──────── Provided material ────────
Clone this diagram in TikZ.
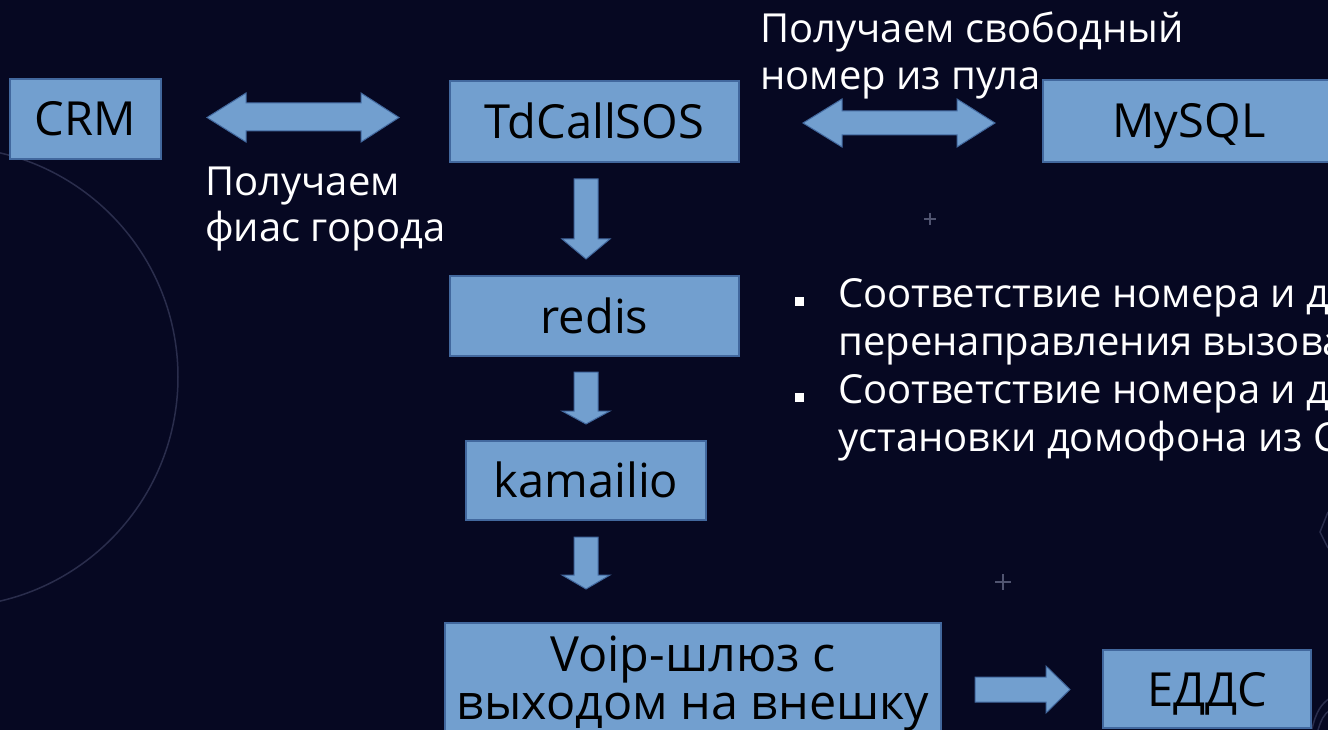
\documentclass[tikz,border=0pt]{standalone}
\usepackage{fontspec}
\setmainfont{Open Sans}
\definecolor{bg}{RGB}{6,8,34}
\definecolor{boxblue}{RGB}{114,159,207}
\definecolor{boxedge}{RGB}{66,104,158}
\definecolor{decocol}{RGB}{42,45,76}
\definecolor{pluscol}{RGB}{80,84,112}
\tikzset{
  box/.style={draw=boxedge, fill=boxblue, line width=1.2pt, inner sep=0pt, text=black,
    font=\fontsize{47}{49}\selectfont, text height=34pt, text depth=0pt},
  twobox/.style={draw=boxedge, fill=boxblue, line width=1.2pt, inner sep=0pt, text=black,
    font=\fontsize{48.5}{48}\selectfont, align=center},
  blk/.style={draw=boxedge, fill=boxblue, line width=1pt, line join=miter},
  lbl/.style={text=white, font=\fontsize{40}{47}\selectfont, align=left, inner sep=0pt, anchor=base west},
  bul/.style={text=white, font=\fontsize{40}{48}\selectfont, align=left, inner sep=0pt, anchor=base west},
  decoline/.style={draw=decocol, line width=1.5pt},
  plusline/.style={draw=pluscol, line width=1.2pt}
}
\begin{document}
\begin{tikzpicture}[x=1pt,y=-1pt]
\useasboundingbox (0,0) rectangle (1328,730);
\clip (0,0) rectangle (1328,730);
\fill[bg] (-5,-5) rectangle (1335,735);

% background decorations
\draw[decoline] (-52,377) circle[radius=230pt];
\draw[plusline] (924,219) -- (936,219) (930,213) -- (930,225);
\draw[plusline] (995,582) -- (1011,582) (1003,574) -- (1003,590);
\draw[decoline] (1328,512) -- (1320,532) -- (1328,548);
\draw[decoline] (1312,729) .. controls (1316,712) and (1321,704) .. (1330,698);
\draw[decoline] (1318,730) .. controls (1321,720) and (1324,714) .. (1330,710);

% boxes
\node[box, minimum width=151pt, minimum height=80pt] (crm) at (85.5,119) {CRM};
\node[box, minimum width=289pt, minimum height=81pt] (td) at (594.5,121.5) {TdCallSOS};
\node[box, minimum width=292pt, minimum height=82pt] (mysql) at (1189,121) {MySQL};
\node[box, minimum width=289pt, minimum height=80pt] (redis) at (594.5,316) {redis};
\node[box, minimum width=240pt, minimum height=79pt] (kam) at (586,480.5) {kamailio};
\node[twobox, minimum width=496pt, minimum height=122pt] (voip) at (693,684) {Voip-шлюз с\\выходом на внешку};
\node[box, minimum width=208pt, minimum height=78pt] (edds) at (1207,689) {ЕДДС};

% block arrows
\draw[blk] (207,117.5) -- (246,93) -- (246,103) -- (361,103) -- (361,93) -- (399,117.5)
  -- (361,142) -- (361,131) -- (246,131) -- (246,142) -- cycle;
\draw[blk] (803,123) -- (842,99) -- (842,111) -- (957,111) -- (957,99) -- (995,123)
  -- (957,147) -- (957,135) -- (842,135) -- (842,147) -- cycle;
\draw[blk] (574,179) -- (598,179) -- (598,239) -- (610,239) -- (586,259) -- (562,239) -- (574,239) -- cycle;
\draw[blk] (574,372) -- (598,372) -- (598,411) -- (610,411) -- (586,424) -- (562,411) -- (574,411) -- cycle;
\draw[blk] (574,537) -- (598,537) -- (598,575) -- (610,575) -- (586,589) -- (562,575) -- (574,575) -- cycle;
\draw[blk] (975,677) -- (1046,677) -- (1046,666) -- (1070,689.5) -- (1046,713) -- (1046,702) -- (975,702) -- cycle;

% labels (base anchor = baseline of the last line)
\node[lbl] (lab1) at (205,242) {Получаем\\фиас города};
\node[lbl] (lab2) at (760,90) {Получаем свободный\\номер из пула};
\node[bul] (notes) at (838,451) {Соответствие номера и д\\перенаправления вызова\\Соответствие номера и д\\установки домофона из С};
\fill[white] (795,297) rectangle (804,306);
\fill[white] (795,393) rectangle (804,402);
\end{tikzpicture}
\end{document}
────────
──────── Provided material ────────
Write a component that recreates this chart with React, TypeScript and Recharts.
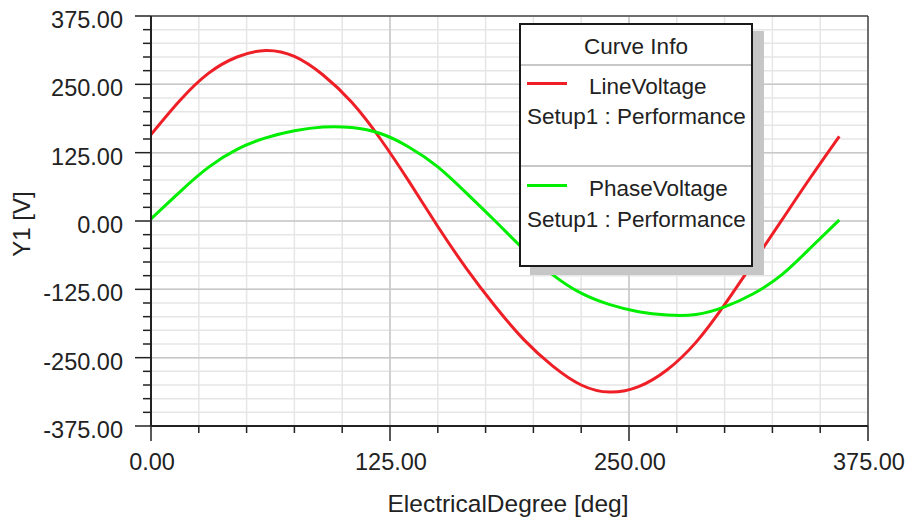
────────
──────── Provided material ────────
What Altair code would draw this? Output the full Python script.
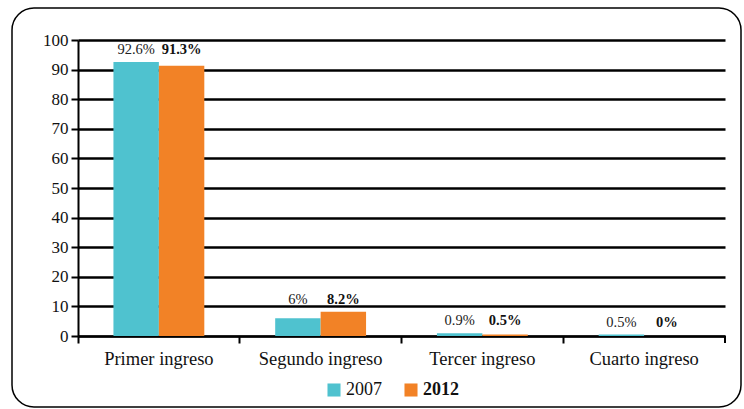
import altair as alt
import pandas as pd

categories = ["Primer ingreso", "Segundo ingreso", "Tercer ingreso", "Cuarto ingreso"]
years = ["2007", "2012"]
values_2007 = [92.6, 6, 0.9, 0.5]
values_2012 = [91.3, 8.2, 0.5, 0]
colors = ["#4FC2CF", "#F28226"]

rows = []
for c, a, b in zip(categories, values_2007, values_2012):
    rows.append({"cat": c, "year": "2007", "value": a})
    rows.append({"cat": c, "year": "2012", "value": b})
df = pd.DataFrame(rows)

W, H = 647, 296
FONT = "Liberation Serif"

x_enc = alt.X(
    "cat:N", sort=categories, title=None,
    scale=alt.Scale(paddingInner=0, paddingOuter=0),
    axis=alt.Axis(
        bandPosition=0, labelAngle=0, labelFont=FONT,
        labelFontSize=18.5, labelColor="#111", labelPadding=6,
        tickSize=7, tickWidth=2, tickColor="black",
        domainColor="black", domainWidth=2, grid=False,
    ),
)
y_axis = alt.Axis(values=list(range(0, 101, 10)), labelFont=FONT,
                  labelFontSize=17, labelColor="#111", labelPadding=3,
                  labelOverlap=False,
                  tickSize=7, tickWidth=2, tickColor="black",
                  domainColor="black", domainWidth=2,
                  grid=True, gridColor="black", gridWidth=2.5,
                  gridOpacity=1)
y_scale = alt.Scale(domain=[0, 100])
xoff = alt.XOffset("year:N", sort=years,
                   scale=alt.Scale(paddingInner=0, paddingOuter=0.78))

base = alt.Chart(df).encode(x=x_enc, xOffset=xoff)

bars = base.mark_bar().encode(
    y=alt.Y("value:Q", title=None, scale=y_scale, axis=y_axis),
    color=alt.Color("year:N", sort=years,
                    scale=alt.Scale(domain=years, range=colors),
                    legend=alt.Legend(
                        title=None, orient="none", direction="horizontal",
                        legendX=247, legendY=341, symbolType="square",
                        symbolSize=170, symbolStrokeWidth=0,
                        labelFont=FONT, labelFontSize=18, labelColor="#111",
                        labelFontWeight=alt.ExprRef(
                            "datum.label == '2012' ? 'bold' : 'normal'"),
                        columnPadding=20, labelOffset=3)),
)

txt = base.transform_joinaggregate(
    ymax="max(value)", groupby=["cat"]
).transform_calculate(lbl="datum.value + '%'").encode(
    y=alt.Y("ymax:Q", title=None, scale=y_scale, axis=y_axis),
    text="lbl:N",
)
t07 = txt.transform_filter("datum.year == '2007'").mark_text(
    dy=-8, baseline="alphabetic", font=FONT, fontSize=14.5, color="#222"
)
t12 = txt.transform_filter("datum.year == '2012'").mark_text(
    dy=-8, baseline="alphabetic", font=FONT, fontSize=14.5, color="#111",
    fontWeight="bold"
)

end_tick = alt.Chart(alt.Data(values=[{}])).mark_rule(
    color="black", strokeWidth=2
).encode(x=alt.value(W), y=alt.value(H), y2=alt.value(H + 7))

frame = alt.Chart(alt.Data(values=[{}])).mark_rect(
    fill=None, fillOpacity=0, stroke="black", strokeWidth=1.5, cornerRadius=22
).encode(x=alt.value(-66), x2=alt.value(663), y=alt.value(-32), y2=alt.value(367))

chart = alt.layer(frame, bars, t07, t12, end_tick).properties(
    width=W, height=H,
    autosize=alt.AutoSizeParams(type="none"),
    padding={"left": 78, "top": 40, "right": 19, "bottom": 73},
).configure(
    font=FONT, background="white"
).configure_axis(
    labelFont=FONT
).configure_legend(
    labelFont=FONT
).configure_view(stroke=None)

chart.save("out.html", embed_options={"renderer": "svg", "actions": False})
────────
Task statement:
Copy the lines above exactly, starting with the line that contains "Clone this diagram in TikZ." and ending with the line that contains "minimum width=208pt, minimum", and leave out any pictures.

Solution:
Clone this diagram in TikZ.
\documentclass[tikz,border=0pt]{standalone}
\usepackage{fontspec}
\setmainfont{Open Sans}
\definecolor{bg}{RGB}{6,8,34}
\definecolor{boxblue}{RGB}{114,159,207}
\definecolor{boxedge}{RGB}{66,104,158}
\definecolor{decocol}{RGB}{42,45,76}
\definecolor{pluscol}{RGB}{80,84,112}
\tikzset{
  box/.style={draw=boxedge, fill=boxblue, line width=1.2pt, inner sep=0pt, text=black,
    font=\fontsize{47}{49}\selectfont, text height=34pt, text depth=0pt},
  twobox/.style={draw=boxedge, fill=boxblue, line width=1.2pt, inner sep=0pt, text=black,
    font=\fontsize{48.5}{48}\selectfont, align=center},
  blk/.style={draw=boxedge, fill=boxblue, line width=1pt, line join=miter},
  lbl/.style={text=white, font=\fontsize{40}{47}\selectfont, align=left, inner sep=0pt, anchor=base west},
  bul/.style={text=white, font=\fontsize{40}{48}\selectfont, align=left, inner sep=0pt, anchor=base west},
  decoline/.style={draw=decocol, line width=1.5pt},
  plusline/.style={draw=pluscol, line width=1.2pt}
}
\begin{document}
\begin{tikzpicture}[x=1pt,y=-1pt]
\useasboundingbox (0,0) rectangle (1328,730);
\clip (0,0) rectangle (1328,730);
\fill[bg] (-5,-5) rectangle (1335,735);

% background decorations
\draw[decoline] (-52,377) circle[radius=230pt];
\draw[plusline] (924,219) -- (936,219) (930,213) -- (930,225);
\draw[plusline] (995,582) -- (1011,582) (1003,574) -- (1003,590);
\draw[decoline] (1328,512) -- (1320,532) -- (1328,548);
\draw[decoline] (1312,729) .. controls (1316,712) and (1321,704) .. (1330,698);
\draw[decoline] (1318,730) .. controls (1321,720) and (1324,714) .. (1330,710);

% boxes
\node[box, minimum width=151pt, minimum height=80pt] (crm) at (85.5,119) {CRM};
\node[box, minimum width=289pt, minimum height=81pt] (td) at (594.5,121.5) {TdCallSOS};
\node[box, minimum width=292pt, minimum height=82pt] (mysql) at (1189,121) {MySQL};
\node[box, minimum width=289pt, minimum height=80pt] (redis) at (594.5,316) {redis};
\node[box, minimum width=240pt, minimum height=79pt] (kam) at (586,480.5) {kamailio};
\node[twobox, minimum width=496pt, minimum height=122pt] (voip) at (693,684) {Voip-шлюз с\\выходом на внешку};
\node[box, minimum width=208pt, minimum height=78pt] (edds) at (1207,689) {ЕДДС};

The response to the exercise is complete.